Collected material:
==============================
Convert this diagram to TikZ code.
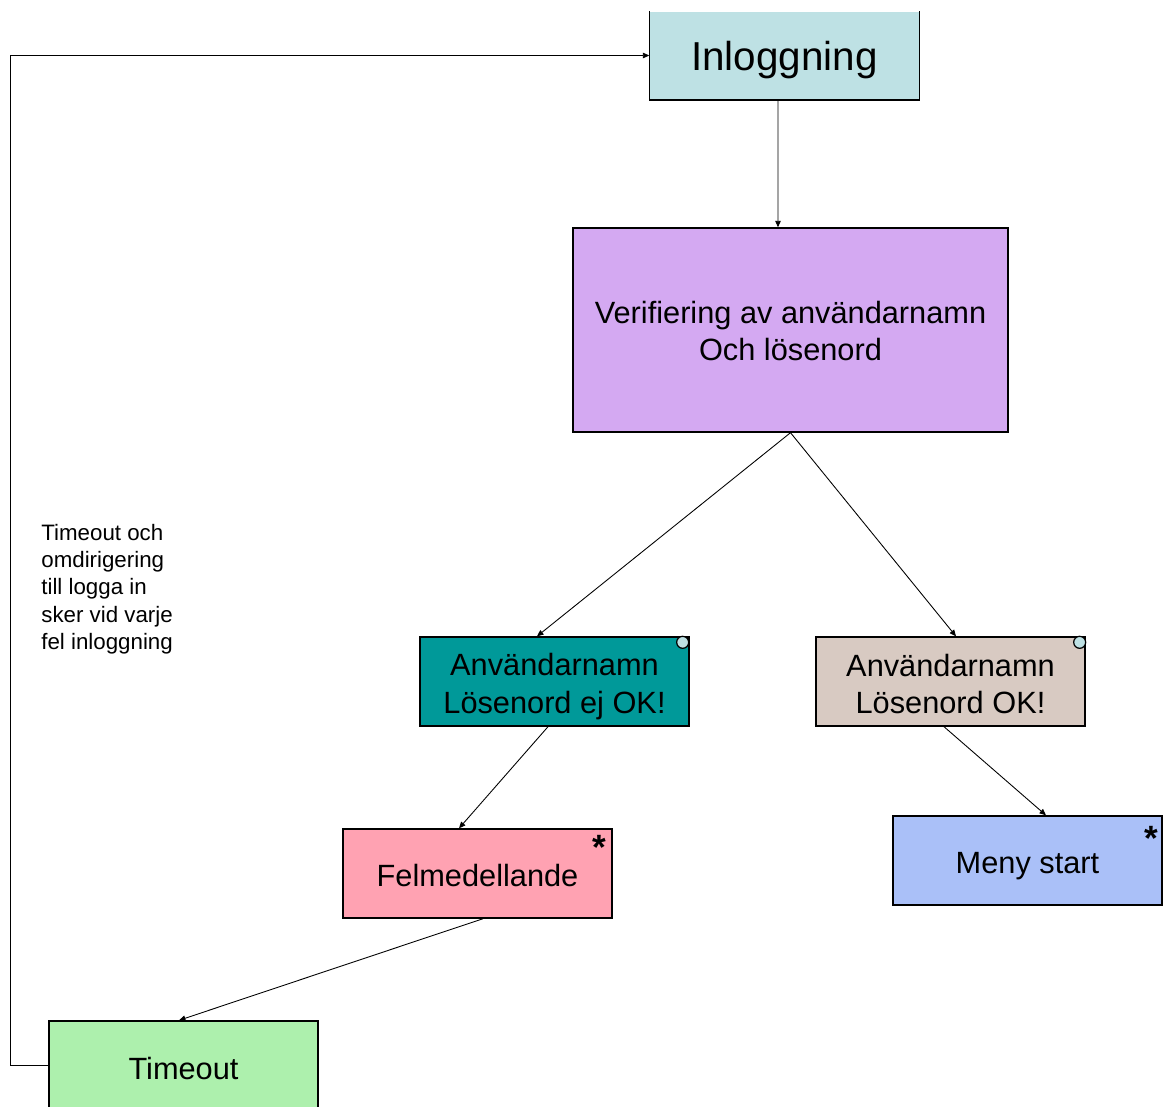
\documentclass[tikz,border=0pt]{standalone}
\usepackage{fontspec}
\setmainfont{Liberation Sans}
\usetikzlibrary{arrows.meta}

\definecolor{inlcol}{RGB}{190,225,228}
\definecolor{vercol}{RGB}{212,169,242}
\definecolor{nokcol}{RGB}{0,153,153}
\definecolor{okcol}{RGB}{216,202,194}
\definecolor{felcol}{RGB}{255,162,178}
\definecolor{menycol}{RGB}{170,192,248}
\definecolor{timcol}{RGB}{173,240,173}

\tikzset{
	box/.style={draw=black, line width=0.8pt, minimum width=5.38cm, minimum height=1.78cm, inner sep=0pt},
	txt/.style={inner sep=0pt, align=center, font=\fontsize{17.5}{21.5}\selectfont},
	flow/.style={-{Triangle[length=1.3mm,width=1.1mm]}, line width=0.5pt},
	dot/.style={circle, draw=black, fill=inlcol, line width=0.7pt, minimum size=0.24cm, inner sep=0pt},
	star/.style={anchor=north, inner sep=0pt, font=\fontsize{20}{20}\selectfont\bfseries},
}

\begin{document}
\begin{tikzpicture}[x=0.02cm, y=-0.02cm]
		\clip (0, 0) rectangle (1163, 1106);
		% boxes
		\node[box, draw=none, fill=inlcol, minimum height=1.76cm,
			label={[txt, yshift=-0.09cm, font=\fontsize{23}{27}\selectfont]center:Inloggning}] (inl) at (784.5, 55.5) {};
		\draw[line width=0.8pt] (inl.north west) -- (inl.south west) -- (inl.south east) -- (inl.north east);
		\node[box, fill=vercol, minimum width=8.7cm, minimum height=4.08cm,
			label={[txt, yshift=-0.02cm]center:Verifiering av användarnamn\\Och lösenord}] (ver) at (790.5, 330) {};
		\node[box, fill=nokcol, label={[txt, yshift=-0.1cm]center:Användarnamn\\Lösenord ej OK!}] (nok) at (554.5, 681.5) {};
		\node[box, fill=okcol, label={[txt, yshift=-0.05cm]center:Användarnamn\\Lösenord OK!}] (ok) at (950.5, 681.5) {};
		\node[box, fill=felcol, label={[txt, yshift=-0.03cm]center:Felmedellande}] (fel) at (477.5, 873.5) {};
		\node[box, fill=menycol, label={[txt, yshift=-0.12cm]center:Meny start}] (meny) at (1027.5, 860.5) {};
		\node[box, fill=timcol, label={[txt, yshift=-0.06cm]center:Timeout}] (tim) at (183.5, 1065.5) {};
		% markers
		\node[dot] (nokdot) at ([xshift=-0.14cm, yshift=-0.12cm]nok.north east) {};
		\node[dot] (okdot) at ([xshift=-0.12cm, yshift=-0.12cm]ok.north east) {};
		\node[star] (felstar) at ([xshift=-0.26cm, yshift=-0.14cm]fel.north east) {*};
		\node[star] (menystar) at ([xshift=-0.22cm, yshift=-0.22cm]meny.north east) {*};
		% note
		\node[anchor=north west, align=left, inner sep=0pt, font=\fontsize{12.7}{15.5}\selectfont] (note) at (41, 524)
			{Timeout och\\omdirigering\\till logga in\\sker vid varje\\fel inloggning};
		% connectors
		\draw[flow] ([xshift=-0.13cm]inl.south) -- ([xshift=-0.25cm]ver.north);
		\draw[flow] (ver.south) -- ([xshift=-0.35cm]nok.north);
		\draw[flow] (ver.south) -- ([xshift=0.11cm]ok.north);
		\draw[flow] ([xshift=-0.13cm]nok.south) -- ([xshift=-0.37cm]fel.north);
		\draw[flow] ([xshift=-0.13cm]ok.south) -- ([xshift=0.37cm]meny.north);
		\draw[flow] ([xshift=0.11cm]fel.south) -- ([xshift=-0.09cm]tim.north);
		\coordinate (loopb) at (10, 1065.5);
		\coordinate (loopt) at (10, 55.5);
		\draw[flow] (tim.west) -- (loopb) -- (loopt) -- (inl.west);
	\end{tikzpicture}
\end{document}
==============================
Problem description:
Copy out each line word for word, please, skipping the images.

Output for this task:
Convert this diagram to TikZ code.
\documentclass[tikz,border=0pt]{standalone}
\usepackage{fontspec}
\setmainfont{Liberation Sans}
\usetikzlibrary{arrows.meta}

\definecolor{inlcol}{RGB}{190,225,228}
\definecolor{vercol}{RGB}{212,169,242}
\definecolor{nokcol}{RGB}{0,153,153}
\definecolor{okcol}{RGB}{216,202,194}
\definecolor{felcol}{RGB}{255,162,178}
\definecolor{menycol}{RGB}{170,192,248}
\definecolor{timcol}{RGB}{173,240,173}

\tikzset{
	box/.style={draw=black, line width=0.8pt, minimum width=5.38cm, minimum height=1.78cm, inner sep=0pt},
	txt/.style={inner sep=0pt, align=center, font=\fontsize{17.5}{21.5}\selectfont},
	flow/.style={-{Triangle[length=1.3mm,width=1.1mm]}, line width=0.5pt},
	dot/.style={circle, draw=black, fill=inlcol, line width=0.7pt, minimum size=0.24cm, inner sep=0pt},
	star/.style={anchor=north, inner sep=0pt, font=\fontsize{20}{20}\selectfont\bfseries},
}

\begin{document}
\begin{tikzpicture}[x=0.02cm, y=-0.02cm]
		\clip (0, 0) rectangle (1163, 1106);
		% boxes
		\node[box, draw=none, fill=inlcol, minimum height=1.76cm,
			label={[txt, yshift=-0.09cm, font=\fontsize{23}{27}\selectfont]center:Inloggning}] (inl) at (784.5, 55.5) {};
		\draw[line width=0.8pt] (inl.north west) -- (inl.south west) -- (inl.south east) -- (inl.north east);
		\node[box, fill=vercol, minimum width=8.7cm, minimum height=4.08cm,
			label={[txt, yshift=-0.02cm]center:Verifiering av användarnamn\\Och lösenord}] (ver) at (790.5, 330) {};
		\node[box, fill=nokcol, label={[txt, yshift=-0.1cm]center:Användarnamn\\Lösenord ej OK!}] (nok) at (554.5, 681.5) {};
		\node[box, fill=okcol, label={[txt, yshift=-0.05cm]center:Användarnamn\\Lösenord OK!}] (ok) at (950.5, 681.5) {};
		\node[box, fill=felcol, label={[txt, yshift=-0.03cm]center:Felmedellande}] (fel) at (477.5, 873.5) {};
		\node[box, fill=menycol, label={[txt, yshift=-0.12cm]center:Meny start}] (meny) at (1027.5, 860.5) {};
		\node[box, fill=timcol, label={[txt, yshift=-0.06cm]center:Timeout}] (tim) at (183.5, 1065.5) {};
		% markers
		\node[dot] (nokdot) at ([xshift=-0.14cm, yshift=-0.12cm]nok.north east) {};
		\node[dot] (okdot) at ([xshift=-0.12cm, yshift=-0.12cm]ok.north east) {};
		\node[star] (felstar) at ([xshift=-0.26cm, yshift=-0.14cm]fel.north east) {*};
		\node[star] (menystar) at ([xshift=-0.22cm, yshift=-0.22cm]meny.north east) {*};
		% note
		\node[anchor=north west, align=left, inner sep=0pt, font=\fontsize{12.7}{15.5}\selectfont] (note) at (41, 524)
			{Timeout och\\omdirigering\\till logga in\\sker vid varje\\fel inloggning};
		% connectors
		\draw[flow] ([xshift=-0.13cm]inl.south) -- ([xshift=-0.25cm]ver.north);
		\draw[flow] (ver.south) -- ([xshift=-0.35cm]nok.north);
		\draw[flow] (ver.south) -- ([xshift=0.11cm]ok.north);
		\draw[flow] ([xshift=-0.13cm]nok.south) -- ([xshift=-0.37cm]fel.north);
		\draw[flow] ([xshift=-0.13cm]ok.south) -- ([xshift=0.37cm]meny.north);
		\draw[flow] ([xshift=0.11cm]fel.south) -- ([xshift=-0.09cm]tim.north);
		\coordinate (loopb) at (10, 1065.5);
		\coordinate (loopt) at (10, 55.5);
		\draw[flow] (tim.west) -- (loopb) -- (loopt) -- (inl.west);
	\end{tikzpicture}
\end{document}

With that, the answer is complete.